Devagar. No início, não tinha consciência de que ia escrever um livro, apenas sentia que tinha de escrever. Primeiro escrevi um dos capítulos do meio, o capítulo dos dois irmãos na mina de carvão, e depois escrevi o capítulo 23, depois o 3… Surgiu-me quase como se fossem contos. Ao crescer pobre na Escócia, foi-me incutido durante a juventude que a literatura e a academia eram algo que um rapaz como eu não devia fazer. Quando comecei a escrever o Shuggie, não contei a ninguém. Nem mesmo a mim próprio. A ideia de escrever um livro é demasiado intimidadora. Se pensarmos no que estamos a tentar atingir, não conseguimos lidar com isso. Limitei-me a sentar-me e a escrever à medida que [a história] ia surgindo. Pensei: “Continua a escrever, continua apenas a escrever e o resto virá”. O primeiro rascunho tinha cerca de 800 páginas, era enorme. Este tem 400. Era uma compulsão. Era um sentimento, não era um pensamento. Não me sentei e pensei: “Esta é a minha estratégia”. Veio mesmo do coração.
O romance foi rejeitado dezenas de vezes até finalmente ser publicado. Nunca pensou em desistir?
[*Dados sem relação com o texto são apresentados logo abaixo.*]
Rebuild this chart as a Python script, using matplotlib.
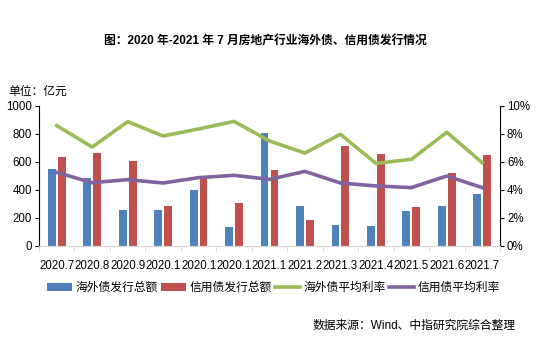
import matplotlib
matplotlib.use("Agg")
import matplotlib.pyplot as plt
import numpy as np

plt.rcParams['font.family'] = ['Liberation Sans', 'Noto Sans CJK SC', 'DejaVu Sans']

months = ["2020.7", "2020.8", "2020.9", "2020.1", "2020.1", "2020.1", "2021.1",
          "2021.2", "2021.3", "2021.4", "2021.5", "2021.6", "2021.7"]
overseas_amt = [550, 486, 257, 257, 400, 136, 807, 286, 150, 143, 250, 286, 371]
credit_amt = [636, 664, 607, 286, 495, 307, 540, 186, 714, 657, 279, 521, 650]
overseas_rate = [8.6, 7.07, 8.88, 7.86, 8.36, 8.9, 7.5, 6.64, 7.98, 5.9, 6.19, 8.12, 5.95]
credit_rate = [5.26, 4.52, 4.74, 4.5, 4.88, 5.05, 4.76, 5.33, 4.5, 4.29, 4.17, 5.0, 4.17]

blue, red, green, purple = "#4F81BD", "#C0504D", "#9BBB59", "#8064A2"

fig = plt.figure(figsize=(5.36, 3.47), dpi=100)
ax = fig.add_axes([39 / 536, 1 - 246 / 347, 461 / 536, 140 / 347])
ax2 = ax.twinx()

x = np.arange(len(months))
w = 0.22
b1 = ax.bar(x - 0.14, overseas_amt, w, color=blue, label="海外债发行总额")
b2 = ax.bar(x + 0.14, credit_amt, w, color=red, label="信用债发行总额")
l1, = ax2.plot(x, overseas_rate, color=green, lw=2.6, label="海外债平均利率")
l2, = ax2.plot(x, credit_rate, color=purple, lw=2.6, label="信用债平均利率")

ax.set_xlim(-0.5, len(months) - 0.5)
ax.set_ylim(0, 1000)
ax.set_yticks(range(0, 1001, 200))
ax2.set_ylim(0, 10)
ax2.set_yticks(range(0, 11, 2))
ax2.set_yticklabels([f"{v}%" for v in range(0, 11, 2)])

ax.set_xticks(x)
ax.set_xticklabels(months)
ax.set_xticks(np.arange(-0.5, len(months), 1), minor=True)
ax.tick_params(axis='x', which='major', length=0, labelsize=8.3, pad=10)
ax.tick_params(axis='x', which='minor', length=4, color="#d9d9d9")
ax.tick_params(axis='y', length=3, labelsize=8.3, pad=2)
ax2.tick_params(axis='y', length=3, labelsize=8.3, pad=2)

for a in (ax, ax2):
    a.spines['top'].set_visible(False)
    a.spines['bottom'].set_color("#d9d9d9")
ax.spines['right'].set_visible(False)
ax2.spines['left'].set_visible(False)

fig.text(0.495, 1 - 42 / 347, "图：2020 年-2021 年 7 月房地产行业海外债、信用债发行情况",
         ha='center', va='center', fontsize=8.5, fontweight='bold')
fig.text(8 / 536, 1 - 92 / 347, "单位：亿元", ha='left', va='center', fontsize=8.5)
fig.text(516 / 536, 1 - 326 / 347, "数据来源：Wind、中指研究院综合整理",
         ha='right', va='center', fontsize=8.5)

fig.legend(handles=[b1, b2, l1, l2], loc='center', bbox_to_anchor=(0.51, 1 - 288 / 347),
           ncol=4, frameon=False, fontsize=8.5, handlelength=2.1, handleheight=0.6,
           columnspacing=0.3, handletextpad=0.3)

fig.savefig("out.png", dpi=100)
Acho que foi rejeitado 45 vezes. A minha agente falou-me de 20. Depois deixou de me dizer porque estava tão devastado. Mas, sabe, apesar das rejeições, não mudei uma única palavra, uma única vírgula, e acho que foi muito importante. Acreditava no trabalho e naquilo que queria atingir com este livro. Tinha fé no Shuggie. O Shuggie passa por coisas muito difíceis, mas é um miúdo forte. Sabia que alguma coisa de bom haveria de acontecer e por isso insisti. A minha agente insistiu. E agora veja onde é que estamos.
Porque é que acha que foi tão difícil o livro ser aceite?
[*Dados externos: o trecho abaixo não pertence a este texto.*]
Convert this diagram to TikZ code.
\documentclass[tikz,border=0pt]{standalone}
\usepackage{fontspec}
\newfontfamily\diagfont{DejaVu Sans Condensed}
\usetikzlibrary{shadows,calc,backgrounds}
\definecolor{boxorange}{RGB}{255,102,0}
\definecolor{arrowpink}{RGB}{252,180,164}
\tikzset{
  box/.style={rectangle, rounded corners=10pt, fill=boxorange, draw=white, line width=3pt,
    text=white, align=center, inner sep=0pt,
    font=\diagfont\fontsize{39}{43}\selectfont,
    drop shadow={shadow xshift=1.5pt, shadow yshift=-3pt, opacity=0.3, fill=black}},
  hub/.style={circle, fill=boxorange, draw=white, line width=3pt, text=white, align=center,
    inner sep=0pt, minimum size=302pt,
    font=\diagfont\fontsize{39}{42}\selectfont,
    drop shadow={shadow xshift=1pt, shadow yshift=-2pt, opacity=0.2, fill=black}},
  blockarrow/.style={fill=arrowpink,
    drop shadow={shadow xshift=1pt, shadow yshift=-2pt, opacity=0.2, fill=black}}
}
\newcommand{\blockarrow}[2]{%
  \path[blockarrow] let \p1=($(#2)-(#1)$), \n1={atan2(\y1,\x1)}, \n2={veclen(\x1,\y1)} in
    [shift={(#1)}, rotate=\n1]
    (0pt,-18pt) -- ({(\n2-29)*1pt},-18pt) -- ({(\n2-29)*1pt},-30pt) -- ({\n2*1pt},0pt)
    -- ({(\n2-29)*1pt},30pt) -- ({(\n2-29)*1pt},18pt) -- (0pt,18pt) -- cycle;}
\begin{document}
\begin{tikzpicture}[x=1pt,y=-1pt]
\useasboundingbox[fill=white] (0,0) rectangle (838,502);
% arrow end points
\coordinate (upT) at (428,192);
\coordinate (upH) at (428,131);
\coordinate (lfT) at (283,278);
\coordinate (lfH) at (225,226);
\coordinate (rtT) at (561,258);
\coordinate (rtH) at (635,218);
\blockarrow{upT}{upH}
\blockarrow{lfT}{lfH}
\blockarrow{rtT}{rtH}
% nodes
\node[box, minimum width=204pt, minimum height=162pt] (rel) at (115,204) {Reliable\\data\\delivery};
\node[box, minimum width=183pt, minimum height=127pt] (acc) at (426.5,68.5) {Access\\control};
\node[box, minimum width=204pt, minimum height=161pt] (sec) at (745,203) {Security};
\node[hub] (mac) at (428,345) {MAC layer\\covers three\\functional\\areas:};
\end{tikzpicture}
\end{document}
Acho que a edição é uma indústria muito ligada à classe média. Nos Estados Unidos, é uma indústria de pessoas altamente educadas da classe média. Essas pessoas passam seu tempo nos corredores da grande literatura. Têm dificuldade em perceber as histórias que falam da classe operária, porque estão muito longe daquilo que conhecem. Demorou algum tempo, mas está aqui.
E ganhou o Booker Prize.
Ganhou! Unanimemente, sabia?
Agora tem a possibilidade de se tornar escritor a tempo inteiro. Está a pensar em fazê-lo?
Na verdade, já sou escritor a tempo inteiro, afastei-me da moda. Esperei tanto para chegar aqui, para escrever este livro e vê-lo publicado, que assim que aconteceu quis poder estar presente. O meu próximo romance [Young Mungo] vai ser publicado em abril do próximo ano, em inglês e numa série de outras línguas. Tenho histórias publicadas na The New Yorker, vão sair mais, e também estou a escrever o guião para a adaptação televisiva de Shuggie Bain [por uma produtora norte-americana]. Estou a escrever a tempo inteiro.